Tuesday, November 2, 2010

Worth It

For the last couple of days I have really let go.  Let go of all my expectations.  Let go of the planners and the workbooks.  Let go of the schedules, the time lines, the daily goals.  And in letting go, I have given myself the incredible feeling of... not holding on.

It is terrifying.  It is liberating.  It is at once thrilling and horrible.  I feel as though I have just jumped out of an airplane, something that goes against a lifetime of hoping I never have to do such a thing. 

Yesterday my children did almost nothing.  Well, to clarify, they did almost no school work.  It was the day after Halloween.  They were gorging themselves on candy and coming down from the high that is one of our favorite days of the year.  I was exhausted from our annual Halloween extravaganza, not to mention trick-or-treating and post-party cleanup.  We all needed a day to unwind.

I think the most productive thing the children did all day was watch an episode of Bill Nye the Science Guy.  At least, that is, until somewhere around 10:00pm.  That's when my husband and daughter drifted off into dreamland, I retreated to the office to work on my NaNoWriMo novel, and my son sat in his bed and read. By the time I shut off the lights downstairs and locked the doors, he was fast asleep (thank God, I think it was 2:00am), and had read for at least three hours straight.  He finished one book and started another.

Today the neighborhood children were off of school for election day.  (The public elementary is our local polling place.)  My kids wanted the day off, too.  Cady started her morning painting a new ballerina portrait on canvass.  When Asher got up we went around the corner to a friends' to trade candy.  Well, the kids traded candy and the moms traded conversation and coffee.

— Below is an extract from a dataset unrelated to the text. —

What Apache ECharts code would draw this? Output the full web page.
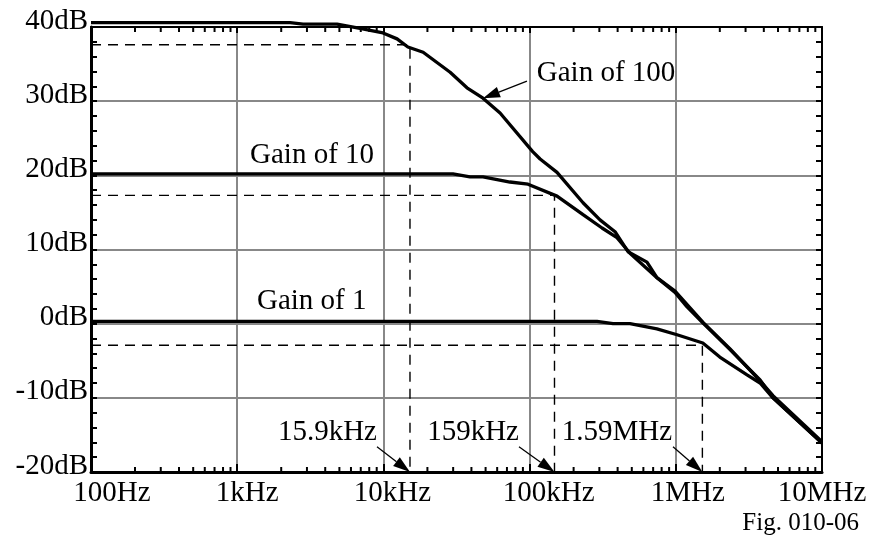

On our way home Cady ran into another friend who followed us the rest of the way to our door, and ended up staying the afternoon.  Then came another of my daughter's friends and her brother, who entertained Asher for a couple of hours.

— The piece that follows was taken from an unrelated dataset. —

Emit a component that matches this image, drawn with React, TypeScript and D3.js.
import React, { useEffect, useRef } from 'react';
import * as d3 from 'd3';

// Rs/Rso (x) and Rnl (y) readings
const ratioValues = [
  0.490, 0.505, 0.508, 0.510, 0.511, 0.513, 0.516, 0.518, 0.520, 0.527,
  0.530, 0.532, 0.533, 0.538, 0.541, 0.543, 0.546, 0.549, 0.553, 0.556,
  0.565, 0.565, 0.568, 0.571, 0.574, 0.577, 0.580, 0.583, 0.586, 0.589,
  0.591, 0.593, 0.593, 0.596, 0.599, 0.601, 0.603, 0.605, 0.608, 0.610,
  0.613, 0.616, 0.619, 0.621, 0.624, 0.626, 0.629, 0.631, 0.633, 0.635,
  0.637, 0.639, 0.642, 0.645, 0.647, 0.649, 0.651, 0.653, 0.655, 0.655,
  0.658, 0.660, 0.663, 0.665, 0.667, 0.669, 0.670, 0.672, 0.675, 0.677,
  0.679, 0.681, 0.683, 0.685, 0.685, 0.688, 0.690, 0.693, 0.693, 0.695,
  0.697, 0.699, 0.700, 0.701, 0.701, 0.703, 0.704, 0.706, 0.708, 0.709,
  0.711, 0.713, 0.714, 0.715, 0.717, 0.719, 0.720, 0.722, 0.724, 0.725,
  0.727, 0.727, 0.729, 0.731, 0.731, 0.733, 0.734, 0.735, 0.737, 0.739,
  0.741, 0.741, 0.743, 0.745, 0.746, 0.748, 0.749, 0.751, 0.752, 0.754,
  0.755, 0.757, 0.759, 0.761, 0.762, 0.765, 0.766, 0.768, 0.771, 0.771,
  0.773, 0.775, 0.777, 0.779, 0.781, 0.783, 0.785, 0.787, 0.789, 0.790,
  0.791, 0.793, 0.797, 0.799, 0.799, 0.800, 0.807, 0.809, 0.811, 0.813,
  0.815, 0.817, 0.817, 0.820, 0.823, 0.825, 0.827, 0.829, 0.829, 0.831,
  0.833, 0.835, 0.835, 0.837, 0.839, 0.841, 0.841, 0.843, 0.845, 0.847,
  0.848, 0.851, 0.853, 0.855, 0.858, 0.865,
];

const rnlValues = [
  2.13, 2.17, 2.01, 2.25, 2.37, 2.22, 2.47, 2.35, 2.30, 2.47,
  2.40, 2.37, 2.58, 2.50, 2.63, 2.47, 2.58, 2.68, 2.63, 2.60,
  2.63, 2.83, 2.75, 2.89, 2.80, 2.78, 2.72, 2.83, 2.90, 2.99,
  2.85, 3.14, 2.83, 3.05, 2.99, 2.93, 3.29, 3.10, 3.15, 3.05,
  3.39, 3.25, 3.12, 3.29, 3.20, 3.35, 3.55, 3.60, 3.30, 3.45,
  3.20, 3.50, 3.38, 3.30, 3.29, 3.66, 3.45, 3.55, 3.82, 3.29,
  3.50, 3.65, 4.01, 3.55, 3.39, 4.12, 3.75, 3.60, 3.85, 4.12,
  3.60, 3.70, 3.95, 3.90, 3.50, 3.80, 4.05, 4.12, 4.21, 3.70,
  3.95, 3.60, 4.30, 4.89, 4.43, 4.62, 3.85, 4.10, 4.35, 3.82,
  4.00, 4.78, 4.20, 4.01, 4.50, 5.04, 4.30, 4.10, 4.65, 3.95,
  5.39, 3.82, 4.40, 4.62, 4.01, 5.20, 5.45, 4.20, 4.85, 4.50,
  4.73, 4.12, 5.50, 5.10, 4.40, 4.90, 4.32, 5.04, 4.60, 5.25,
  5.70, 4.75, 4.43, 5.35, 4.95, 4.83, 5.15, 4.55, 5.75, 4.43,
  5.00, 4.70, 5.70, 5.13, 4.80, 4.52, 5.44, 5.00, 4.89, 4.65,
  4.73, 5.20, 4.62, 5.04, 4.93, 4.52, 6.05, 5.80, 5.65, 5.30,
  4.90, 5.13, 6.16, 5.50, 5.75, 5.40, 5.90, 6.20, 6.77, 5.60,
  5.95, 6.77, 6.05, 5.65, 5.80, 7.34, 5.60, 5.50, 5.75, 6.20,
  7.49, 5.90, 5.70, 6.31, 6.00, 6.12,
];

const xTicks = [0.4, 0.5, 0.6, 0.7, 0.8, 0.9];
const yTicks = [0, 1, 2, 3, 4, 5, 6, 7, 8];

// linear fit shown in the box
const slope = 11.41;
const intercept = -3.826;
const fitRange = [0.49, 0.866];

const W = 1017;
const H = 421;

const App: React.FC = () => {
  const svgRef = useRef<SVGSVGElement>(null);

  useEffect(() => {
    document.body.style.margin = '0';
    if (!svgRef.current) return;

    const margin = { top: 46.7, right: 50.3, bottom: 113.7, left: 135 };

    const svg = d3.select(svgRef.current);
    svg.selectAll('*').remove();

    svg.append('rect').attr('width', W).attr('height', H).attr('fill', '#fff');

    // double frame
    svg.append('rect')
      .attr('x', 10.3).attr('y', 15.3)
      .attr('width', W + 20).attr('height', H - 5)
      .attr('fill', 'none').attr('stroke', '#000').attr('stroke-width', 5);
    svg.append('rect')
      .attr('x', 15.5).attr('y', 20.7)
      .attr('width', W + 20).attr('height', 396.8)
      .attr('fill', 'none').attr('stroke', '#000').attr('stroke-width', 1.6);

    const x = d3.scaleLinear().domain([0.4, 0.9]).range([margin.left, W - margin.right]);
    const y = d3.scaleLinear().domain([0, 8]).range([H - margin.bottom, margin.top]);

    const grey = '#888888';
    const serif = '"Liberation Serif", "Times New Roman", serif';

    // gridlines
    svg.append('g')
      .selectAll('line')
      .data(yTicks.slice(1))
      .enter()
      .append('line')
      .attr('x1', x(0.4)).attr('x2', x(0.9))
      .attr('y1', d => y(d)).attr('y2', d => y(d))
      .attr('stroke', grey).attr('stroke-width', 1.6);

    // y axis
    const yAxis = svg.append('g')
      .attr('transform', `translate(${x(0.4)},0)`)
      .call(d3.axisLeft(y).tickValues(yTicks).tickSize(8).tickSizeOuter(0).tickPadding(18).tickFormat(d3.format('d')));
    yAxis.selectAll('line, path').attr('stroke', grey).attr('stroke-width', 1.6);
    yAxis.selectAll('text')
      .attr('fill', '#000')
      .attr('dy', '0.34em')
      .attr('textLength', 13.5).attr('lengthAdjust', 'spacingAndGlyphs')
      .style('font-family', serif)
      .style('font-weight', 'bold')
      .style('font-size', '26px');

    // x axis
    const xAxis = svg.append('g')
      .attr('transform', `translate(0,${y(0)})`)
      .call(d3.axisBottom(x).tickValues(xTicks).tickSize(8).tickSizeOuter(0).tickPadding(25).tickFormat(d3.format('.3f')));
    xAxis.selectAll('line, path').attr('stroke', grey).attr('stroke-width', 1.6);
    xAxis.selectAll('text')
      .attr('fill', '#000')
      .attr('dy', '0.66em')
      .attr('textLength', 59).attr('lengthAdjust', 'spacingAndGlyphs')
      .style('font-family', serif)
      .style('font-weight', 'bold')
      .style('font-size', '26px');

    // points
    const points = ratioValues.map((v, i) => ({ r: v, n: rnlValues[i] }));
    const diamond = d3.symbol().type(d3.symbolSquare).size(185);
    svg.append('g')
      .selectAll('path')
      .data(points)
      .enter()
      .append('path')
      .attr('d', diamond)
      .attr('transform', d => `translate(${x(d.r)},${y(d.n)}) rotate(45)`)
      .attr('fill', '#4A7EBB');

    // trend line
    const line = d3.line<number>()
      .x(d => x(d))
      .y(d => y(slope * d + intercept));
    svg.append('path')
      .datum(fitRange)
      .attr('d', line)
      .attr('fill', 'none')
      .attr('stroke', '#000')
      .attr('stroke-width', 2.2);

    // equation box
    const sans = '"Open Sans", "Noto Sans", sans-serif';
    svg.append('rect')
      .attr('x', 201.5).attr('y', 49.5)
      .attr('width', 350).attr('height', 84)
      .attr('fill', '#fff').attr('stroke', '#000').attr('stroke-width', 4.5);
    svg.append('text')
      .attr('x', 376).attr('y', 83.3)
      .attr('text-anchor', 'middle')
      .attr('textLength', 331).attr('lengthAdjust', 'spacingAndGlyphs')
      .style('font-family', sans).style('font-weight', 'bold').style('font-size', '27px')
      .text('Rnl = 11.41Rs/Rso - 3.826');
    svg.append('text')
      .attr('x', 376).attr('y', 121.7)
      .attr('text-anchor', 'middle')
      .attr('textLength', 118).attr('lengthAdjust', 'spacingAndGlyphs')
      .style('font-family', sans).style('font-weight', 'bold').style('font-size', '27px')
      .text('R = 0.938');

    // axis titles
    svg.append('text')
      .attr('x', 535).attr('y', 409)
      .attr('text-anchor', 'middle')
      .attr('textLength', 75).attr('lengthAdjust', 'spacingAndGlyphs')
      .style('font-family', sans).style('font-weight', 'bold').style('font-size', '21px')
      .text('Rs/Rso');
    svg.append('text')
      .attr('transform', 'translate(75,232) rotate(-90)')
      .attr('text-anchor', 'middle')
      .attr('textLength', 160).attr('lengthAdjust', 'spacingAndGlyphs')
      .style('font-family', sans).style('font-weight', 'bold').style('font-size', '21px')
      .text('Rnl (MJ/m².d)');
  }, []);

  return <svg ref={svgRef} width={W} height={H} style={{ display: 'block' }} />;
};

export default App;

After a visit from my grandmother, aunt and cousin, the evening was coming quickly to a close.  We had not done math.  We did not have silent reading, grammar, or spelling.  We didn't even cook or bake together.  At eight o'clock pm, we retreated to the basement to watch two episodes of MythBusters.  I thought at that point that our day was a bust!

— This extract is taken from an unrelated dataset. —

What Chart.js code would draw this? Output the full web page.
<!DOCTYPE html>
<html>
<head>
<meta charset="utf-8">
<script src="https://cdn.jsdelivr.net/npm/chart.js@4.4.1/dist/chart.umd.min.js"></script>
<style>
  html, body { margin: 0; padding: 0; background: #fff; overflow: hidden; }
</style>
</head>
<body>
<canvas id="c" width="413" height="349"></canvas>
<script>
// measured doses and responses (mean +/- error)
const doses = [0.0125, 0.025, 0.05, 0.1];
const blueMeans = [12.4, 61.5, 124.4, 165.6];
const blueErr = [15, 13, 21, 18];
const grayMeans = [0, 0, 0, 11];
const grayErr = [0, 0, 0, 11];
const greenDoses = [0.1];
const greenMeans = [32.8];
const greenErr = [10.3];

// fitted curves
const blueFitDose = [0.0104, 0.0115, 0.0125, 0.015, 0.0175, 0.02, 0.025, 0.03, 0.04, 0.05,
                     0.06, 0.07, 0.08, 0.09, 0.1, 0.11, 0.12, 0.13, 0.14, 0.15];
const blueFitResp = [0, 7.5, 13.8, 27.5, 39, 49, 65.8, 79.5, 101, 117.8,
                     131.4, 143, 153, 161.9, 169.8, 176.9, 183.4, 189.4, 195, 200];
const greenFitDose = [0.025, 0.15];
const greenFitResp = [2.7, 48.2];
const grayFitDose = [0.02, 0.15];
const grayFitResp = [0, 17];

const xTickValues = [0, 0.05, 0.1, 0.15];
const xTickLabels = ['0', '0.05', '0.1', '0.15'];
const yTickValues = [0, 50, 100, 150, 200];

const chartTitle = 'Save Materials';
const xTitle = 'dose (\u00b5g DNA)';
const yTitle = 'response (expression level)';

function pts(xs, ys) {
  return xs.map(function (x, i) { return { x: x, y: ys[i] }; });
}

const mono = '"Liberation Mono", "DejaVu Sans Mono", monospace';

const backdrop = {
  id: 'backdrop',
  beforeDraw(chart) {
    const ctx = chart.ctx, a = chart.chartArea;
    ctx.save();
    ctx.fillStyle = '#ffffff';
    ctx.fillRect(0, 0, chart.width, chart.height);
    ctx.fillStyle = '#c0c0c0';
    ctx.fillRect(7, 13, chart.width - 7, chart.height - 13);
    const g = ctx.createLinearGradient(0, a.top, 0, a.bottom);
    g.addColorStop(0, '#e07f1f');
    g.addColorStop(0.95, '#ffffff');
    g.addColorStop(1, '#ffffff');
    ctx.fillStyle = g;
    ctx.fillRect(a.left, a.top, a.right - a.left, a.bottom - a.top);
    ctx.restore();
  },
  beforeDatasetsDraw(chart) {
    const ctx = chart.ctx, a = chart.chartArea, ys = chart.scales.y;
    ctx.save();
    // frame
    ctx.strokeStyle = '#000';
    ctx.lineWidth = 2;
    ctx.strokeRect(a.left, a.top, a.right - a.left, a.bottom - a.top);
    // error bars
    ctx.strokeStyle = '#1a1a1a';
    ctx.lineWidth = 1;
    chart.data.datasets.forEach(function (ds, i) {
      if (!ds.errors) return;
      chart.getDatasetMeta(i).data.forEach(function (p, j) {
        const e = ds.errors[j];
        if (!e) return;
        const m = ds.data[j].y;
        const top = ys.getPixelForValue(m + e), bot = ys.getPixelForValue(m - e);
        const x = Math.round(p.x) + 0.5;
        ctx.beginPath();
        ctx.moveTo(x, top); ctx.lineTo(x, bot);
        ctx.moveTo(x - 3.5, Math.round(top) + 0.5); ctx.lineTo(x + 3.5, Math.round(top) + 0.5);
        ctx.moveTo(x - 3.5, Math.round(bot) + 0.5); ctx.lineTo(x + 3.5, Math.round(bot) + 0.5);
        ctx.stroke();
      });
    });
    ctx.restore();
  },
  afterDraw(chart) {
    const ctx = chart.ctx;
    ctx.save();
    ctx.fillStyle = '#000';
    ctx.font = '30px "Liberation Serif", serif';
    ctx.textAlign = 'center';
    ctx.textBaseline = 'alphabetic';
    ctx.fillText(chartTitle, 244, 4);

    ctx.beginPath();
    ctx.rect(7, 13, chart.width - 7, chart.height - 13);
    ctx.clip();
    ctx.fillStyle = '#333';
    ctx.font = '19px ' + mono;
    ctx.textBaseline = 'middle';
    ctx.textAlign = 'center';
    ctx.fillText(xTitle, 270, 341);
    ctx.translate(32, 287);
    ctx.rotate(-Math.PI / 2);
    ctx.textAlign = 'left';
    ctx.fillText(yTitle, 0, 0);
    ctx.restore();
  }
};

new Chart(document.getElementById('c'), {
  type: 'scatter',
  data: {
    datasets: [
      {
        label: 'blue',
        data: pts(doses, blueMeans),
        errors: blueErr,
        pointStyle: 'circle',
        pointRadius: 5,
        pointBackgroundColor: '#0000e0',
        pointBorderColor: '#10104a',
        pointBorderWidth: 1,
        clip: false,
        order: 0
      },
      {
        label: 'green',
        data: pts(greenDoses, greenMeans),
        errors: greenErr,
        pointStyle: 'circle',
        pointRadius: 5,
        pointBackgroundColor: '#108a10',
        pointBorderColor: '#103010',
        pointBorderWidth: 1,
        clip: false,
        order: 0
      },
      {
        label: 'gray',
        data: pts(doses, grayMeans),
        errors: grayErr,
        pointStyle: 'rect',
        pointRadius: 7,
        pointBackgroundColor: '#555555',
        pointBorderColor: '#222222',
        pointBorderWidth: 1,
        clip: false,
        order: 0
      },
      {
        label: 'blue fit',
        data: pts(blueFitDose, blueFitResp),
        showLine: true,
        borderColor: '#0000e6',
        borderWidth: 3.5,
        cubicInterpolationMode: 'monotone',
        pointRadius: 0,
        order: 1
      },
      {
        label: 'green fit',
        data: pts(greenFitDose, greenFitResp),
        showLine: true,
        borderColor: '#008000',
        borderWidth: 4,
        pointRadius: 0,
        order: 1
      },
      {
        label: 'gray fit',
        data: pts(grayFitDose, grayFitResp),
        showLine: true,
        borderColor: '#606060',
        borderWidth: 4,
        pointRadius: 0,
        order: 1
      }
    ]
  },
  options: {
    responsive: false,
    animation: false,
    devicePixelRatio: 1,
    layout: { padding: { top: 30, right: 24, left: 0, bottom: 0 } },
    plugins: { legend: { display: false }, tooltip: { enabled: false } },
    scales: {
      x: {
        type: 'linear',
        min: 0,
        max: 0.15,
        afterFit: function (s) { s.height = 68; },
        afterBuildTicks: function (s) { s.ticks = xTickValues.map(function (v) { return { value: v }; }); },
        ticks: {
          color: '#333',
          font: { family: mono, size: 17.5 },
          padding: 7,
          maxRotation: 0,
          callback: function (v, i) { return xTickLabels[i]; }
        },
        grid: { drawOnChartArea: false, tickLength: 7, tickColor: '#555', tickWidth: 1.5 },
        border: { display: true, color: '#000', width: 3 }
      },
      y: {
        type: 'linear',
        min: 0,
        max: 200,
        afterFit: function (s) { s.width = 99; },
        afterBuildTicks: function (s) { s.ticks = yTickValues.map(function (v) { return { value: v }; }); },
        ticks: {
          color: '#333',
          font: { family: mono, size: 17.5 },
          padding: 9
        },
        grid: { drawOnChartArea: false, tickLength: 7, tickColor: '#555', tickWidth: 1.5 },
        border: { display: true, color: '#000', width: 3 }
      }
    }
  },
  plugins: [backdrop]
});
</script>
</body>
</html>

Who would have thought our most productive hours would be from ten until midnight?

As our usual routing dictates, we all hunkered down in our jammies in our meditation-room-come-reading-nook with our books.  Asher, however, chose to work on his NaNoWriMo novel on the laptop.  Cady was tired.  But as she lay curled under the blankets, she asked why she, too couldn't work on her novel?

With the raise of an eyebrow, I told her she could, but she would have to go downstairs and get her own notebook as I was right in the middle of my chapter.  (I am reading an amazing memoir called "This Is Not The Story You Think It Is..." by Laura Munson.  Let's call it inspiration, okay?)  She braved the dark, silent downstairs, returning with her notebook and a pencil.  Then she began to write.

Daddy fell asleep on the couch, eventually retreating to the comfort of his own bed.  My little novelists burned the midnight oil.  At 12:13am, when pencils dropped and keys quieted, my son had compiled 977words... my daughter, four-hundred twenty-eight. 

Asher even incorporated the web site's recommended plot twist in an incredibly funny and creative method, through a literary irony that I'm sure he's read many times... his main character addressed the narrator and let the reader know that HE knew he was in a book.  It was genius!

I'm pleased with my day after all, even though it's 12:41am and I have only written one tenth of my novel word count for today.  I allowed my children to reach their goals, to be proud of what they had accomplished.  It's worth it. 

And when I wake from a short slumber, at least an hour before the kids so I can get in an extra writing stint before our Science Center field trip, I will still think it's worth it. 

A large cup of coffee will surely help me temporarily forget the high price of lost sleep... at least until the caffeine crash!